A primeira mudança substancial da vida de um recém-solteiro é o conteúdo do carrinho de supermercado. Saem as velas, os materiais de limpeza, o leite, os panos de toda ordem, e entram as bebidas, os bons azeites de oliva, as massas importadas, os cremes pós-barba mais caros, os DVDs, os CDs e as cerejas.

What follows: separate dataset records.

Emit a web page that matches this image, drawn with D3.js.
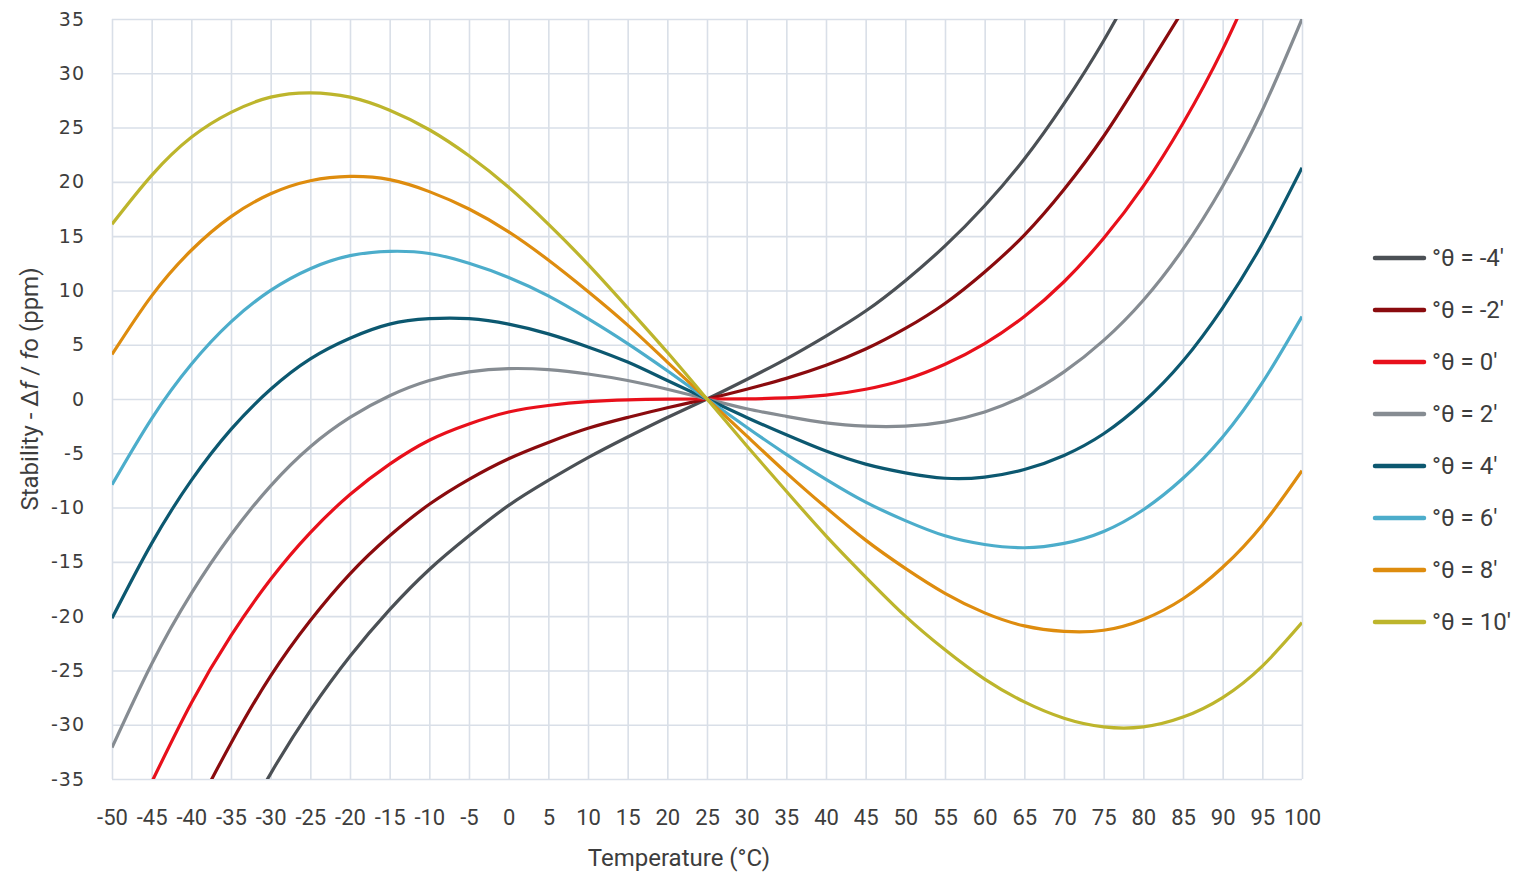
<!DOCTYPE html>
<html>
<head>
<meta charset="utf-8">
<script src="https://cdn.jsdelivr.net/npm/d3@7"></script>
<style>
  html, body { margin: 0; padding: 0; background: #fff; overflow: hidden; }
  svg { display: block; }
  .sc-grid line { stroke: #d9dfe8; stroke-width: 1.6; }
  .sc-grid path { display: none; }
  .sc-axis path, .sc-axis line { display: none; }
</style>
</head>
<body>
<svg id="chart"></svg>
<script>
// temperature steps (°C)
const temps = [-50, -45, -40, -35, -30, -25, -20, -15, -10, -5, 0, 5, 10, 15, 20, 25,
  30, 35, 40, 45, 50, 55, 60, 65, 70, 75, 80, 85, 90, 95, 100];

const yTicks = [-35, -30, -25, -20, -15, -10, -5, 0, 5, 10, 15, 20, 25, 30, 35];

const seriesNames = ["°θ = -4'", "°θ = -2'", "°θ = 0'", "°θ = 2'",
  "°θ = 4'", "°θ = 6'", "°θ = 8'", "°θ = 10'"];

// stability in ppm, one value per temperature step (null = off the chart)
const thetaM4 = [null, null, null, -41.1, -34.5, -28.7, -23.7, -19.4, -15.7, -12.6, -9.8,
  -7.5, -5.4, -3.5, -1.7, 0, 1.8, 3.7, 5.8, 8.1, 10.9, 14.1, 17.8, 22.1, 27.2, 33.0, 39.6,
  null, null, null, null];
const thetaM2 = [null, null, -38.6, -31.7, -25.5, -20.4, -16.1, -12.6, -9.7, -7.4, -5.5,
  -4.0, -2.7, -1.7, -0.8, 0, 0.9, 1.9, 3.1, 4.6, 6.5, 8.8, 11.7, 15.1, 19.3, 24.2, 29.9,
  35.8, null, null, null];
const theta0 = [null, -35.3, -28.0, -21.8, -16.6, -12.3, -8.8, -6.0, -3.8, -2.3, -1.2,
  -0.6, -0.25, -0.08, -0.02, 0, 0.02, 0.1, 0.35, 0.9, 1.8, 3.2, 5.1, 7.6, 10.8, 14.8, 19.6,
  25.4, 32.2, 40.2, null];
const theta2 = [-32.1, -24.4, -17.9, -12.5, -8.0, -4.4, -1.7, 0.3, 1.7, 2.5, 2.8,
  2.7, 2.3, 1.7, 0.9, 0, -0.9, -1.6, -2.2, -2.5, -2.5, -2.1, -1.2, 0.3, 2.5, 5.4, 9.1,
  13.8, 19.6, 26.6, 35.0];
const theta4 = [-20.2, -13.3, -7.5, -2.8, 0.9, 3.7, 5.6, 6.9, 7.4, 7.4, 6.9,
  6.0, 4.8, 3.4, 1.7, 0, -1.7, -3.3, -4.8, -6.0, -6.8, -7.3, -7.2, -6.5, -5.2, -3.2, -0.3,
  3.5, 8.4, 14.3, 21.3];
const theta6 = [-7.9, -1.8, 3.2, 7.1, 10.0, 12.0, 13.2, 13.6, 13.4, 12.5, 11.2,
  9.5, 7.4, 5.1, 2.6, 0, -2.6, -5.1, -7.4, -9.5, -11.2, -12.6, -13.4, -13.7, -13.3, -12.2, -10.2,
  -7.3, -3.5, 1.5, 7.6];
const theta8 = [4.1, 9.5, 13.7, 16.8, 18.9, 20.1, 20.5, 20.2, 19.1, 17.5, 15.4,
  12.8, 9.9, 6.8, 3.4, 0, -3.4, -6.8, -10.0, -13.0, -15.6, -17.9, -19.7, -20.9, -21.4, -21.3, -20.3,
  -18.4, -15.5, -11.6, -6.6];
const theta10 = [16.1, 20.6, 24.1, 26.4, 27.8, 28.2, 27.8, 26.6, 24.8, 22.4, 19.5,
  16.1, 12.4, 8.4, 4.3, 0, -4.3, -8.5, -12.6, -16.4, -20.0, -23.1, -25.8, -27.9, -29.4, -30.2, -30.2,
  -29.3, -27.5, -24.6, -20.6];

const colorSet = ['#4b5055', '#8a0b0e', '#e8101b', '#868c92',
  '#0c5870', '#4cadcb', '#de8c0e', '#bdb52c'];

const textColor = '#3d3d3d';
const margin = { top: 19, right: 218, bottom: 95, left: 112 };
const width = 1520;
const height = 874;
const innerWidth = width - margin.left - margin.right;
const innerHeight = height - margin.top - margin.bottom;

const series = [thetaM4, thetaM2, theta0, theta2, theta4, theta6, theta8, theta10]
  .map((values, i) => ({
    name: seriesNames[i],
    color: colorSet[i],
    points: temps.map((t, j) => ({ t, v: values[j] })),
  }));

const svg = d3.select('#chart')
  .attr('width', width)
  .attr('height', height);

const gRoot = svg.append('g')
  .attr('transform', `translate(${margin.left}, ${margin.top})`);

// Scales
const xScale = d3.scaleLinear().domain([-50, 100]).range([0, innerWidth]);
const yScale = d3.scaleLinear().domain([-35, 35]).range([innerHeight, 0]);

// Grid
gRoot.append('g')
  .attr('class', 'sc-grid')
  .attr('transform', `translate(0,${innerHeight})`)
  .call(d3.axisBottom(xScale).tickValues(temps).tickSize(-innerHeight).tickFormat(''));
gRoot.append('g')
  .attr('class', 'sc-grid')
  .call(d3.axisLeft(yScale).tickValues(yTicks).tickSize(-innerWidth).tickFormat(''));

// Axes (labels only), plain hyphen for negatives like the original
const tickFormat = (v) => String(v);
gRoot.append('g')
  .attr('class', 'sc-axis sc-axis-x')
  .attr('transform', `translate(0,${innerHeight})`)
  .call(d3.axisBottom(xScale).tickValues(temps).tickSize(0).tickPadding(30)
    .tickFormat(tickFormat))
  .attr('font-family', 'Roboto')
  .attr('font-size', 22)
  .selectAll('text')
  .attr('fill', textColor);

gRoot.append('g')
  .attr('class', 'sc-axis sc-axis-y')
  .call(d3.axisLeft(yScale).tickValues(yTicks).tickSize(0).tickPadding(27)
    .tickFormat(tickFormat))
  .attr('font-family', 'DejaVu Sans')
  .attr('font-size', 19)
  .attr('letter-spacing', 1)
  .selectAll('text')
  .attr('fill', textColor);

// Axis titles
svg.append('text')
  .attr('x', 679)
  .attr('y', 866)
  .attr('text-anchor', 'middle')
  .attr('font-family', 'Roboto')
  .attr('font-size', 24)
  .attr('fill', textColor)
  .text('Temperature (°C)');

const yTitle = svg.append('text')
  .attr('transform', 'translate(38, 389) rotate(-90)')
  .attr('text-anchor', 'middle')
  .attr('font-family', 'Roboto')
  .attr('font-size', 24)
  .attr('fill', textColor);
yTitle.append('tspan').text('Stability - Δ');
yTitle.append('tspan').attr('font-style', 'italic').text('f');
yTitle.append('tspan').text(' / ');
yTitle.append('tspan').attr('font-style', 'italic').text('f');
yTitle.append('tspan').text('o (ppm)');

// Curves
svg.append('defs').append('clipPath')
  .attr('id', 'plot-clip')
  .append('rect')
  .attr('x', 0)
  .attr('y', 0)
  .attr('width', innerWidth)
  .attr('height', innerHeight);

const line = d3.line()
  .defined((d) => d.v !== null)
  .x((d) => xScale(d.t))
  .y((d) => yScale(d.v))
  .curve(d3.curveNatural);

gRoot.append('g')
  .attr('clip-path', 'url(#plot-clip)')
  .selectAll('path')
  .data(series)
  .enter()
  .append('path')
  .attr('fill', 'none')
  .attr('stroke', (d) => d.color)
  .attr('stroke-width', 3.2)
  .attr('stroke-linejoin', 'round')
  .attr('d', (d) => line(d.points));

// Legend
const legend = svg.append('g')
  .attr('transform', 'translate(1373, 258)');

const legendRows = legend.selectAll('g')
  .data(series)
  .enter()
  .append('g')
  .attr('transform', (d, i) => `translate(0, ${i * 52})`);

legendRows.append('line')
  .attr('x1', 2)
  .attr('x2', 51)
  .attr('stroke', (d) => d.color)
  .attr('stroke-width', 4.5)
  .attr('stroke-linecap', 'round');

legendRows.append('text')
  .attr('x', 59)
  .attr('y', 8)
  .attr('font-family', 'Roboto')
  .attr('font-size', 24)
  .attr('fill', textColor)
  .text((d) => d.name);
</script>
</body>
</html>
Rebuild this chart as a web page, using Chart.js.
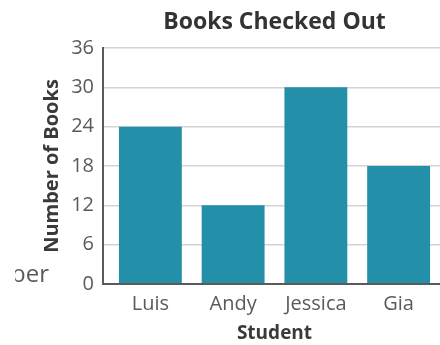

Viver só é divertido. Não há cobranças por horário, ninguém lhe reclama presença, pede socorro de madrugada, ou ronca ao seu lado. Mas para viver só, é preciso estar atento a duas coisas fundamentais. A primeira, jamais se esquecer de levar a toalha na hora do banho, e, a segunda, sempre deixar uma muda de roupa na mala, pois mais dia menos pode aparecer aquele vontade quase atávica de fugir de casa e abandonar-se, finalmente, a si mesmo.

8 comentários:

Cachorro que Late disse...

bom tema esse.

o supermercado do só é só supérfluos. um só necessita de supérfluos como nenhuma família grande. compensa pelas quatidades. um só pistache, um só bom vinho, um só bom filme, garantem uma boa noite de sono... só.

Anônimo disse...

esquisito, marca que minha conexao vem de "Cournon, Auvergne'. nao nao, estou em le mans, sarthe, pays de la loire e ai, quando vai aparecer por aqui com a srta luna?

com essa crise e todos esses azeites de oliva e massas importadas...

beijo, mariana.

Anônimo disse...

Se o que sempre mais admirei em ti foi antes o quanto tentas, e nunca o consegues, dissimular a imensa ternura que tens pelo vasto mundo,esse teu texto é uma daquelas crônicas que vale a pena e a dor de estar vivo.

Karl

Anônimo disse...

estar só nos causa realmente esta sensação de liberdade do esquecimento.....por vezes nos vemos dando nomes ao travesseiro tentando abraça-lo de forma diferente atrás do beijo do sono tranquilo em mais uma noite solitária.
O DIFICIL DA SOLIDÃO ME PEGOU EM ESPAÇOS TRANSITÓRIOS NÃO LUGARES TIPOS HOTÉIS ONDE AS FRONHAS SÃO TROCADAS CADA DIA LEVANDO O NOME E PERFUME QUE DAMOS AOS NOSSOS TRAVESSEIROS ANTESE DE DORMIR NESTES LUGARES QUE INSISTEM EM NÃO SER LUGARES..MAS TÚNEIS CHEIO DE PESSOAS QUE ESBARRAM-SE NOS ELAVADORES OU NO CAFÉ DA MANHÃ..
UM ABRAÇO;
LAU SANTOS

Viviane Mendonça disse...

Também ando praticando essa vida solitária, bacana, apesar de nem sempre confortante......o fato de estar só, nos remete o quanto importante é estar bem consigo mesmo, para justamente não ter que sair correndo.....e abandonar-se. Permaneço aqui e com saudades de ti e de nossas prosas que viram versos.....

besos.

Viviane

La Vanu disse...

oioioi, que a solidão enlouquece...

http://www.youtube.com/watch?v=OOp0QFAnTS4&feature=related

Bj

Daniel Olivetto disse...

antes só que mal acompanhado de si mesmo [diria um amigo esquizofrênico]

bem, nem sei mais...

abraço, canalhaaaa

Anônimo disse...

Às vezes acho mais fácil comprar leite do que vinho português.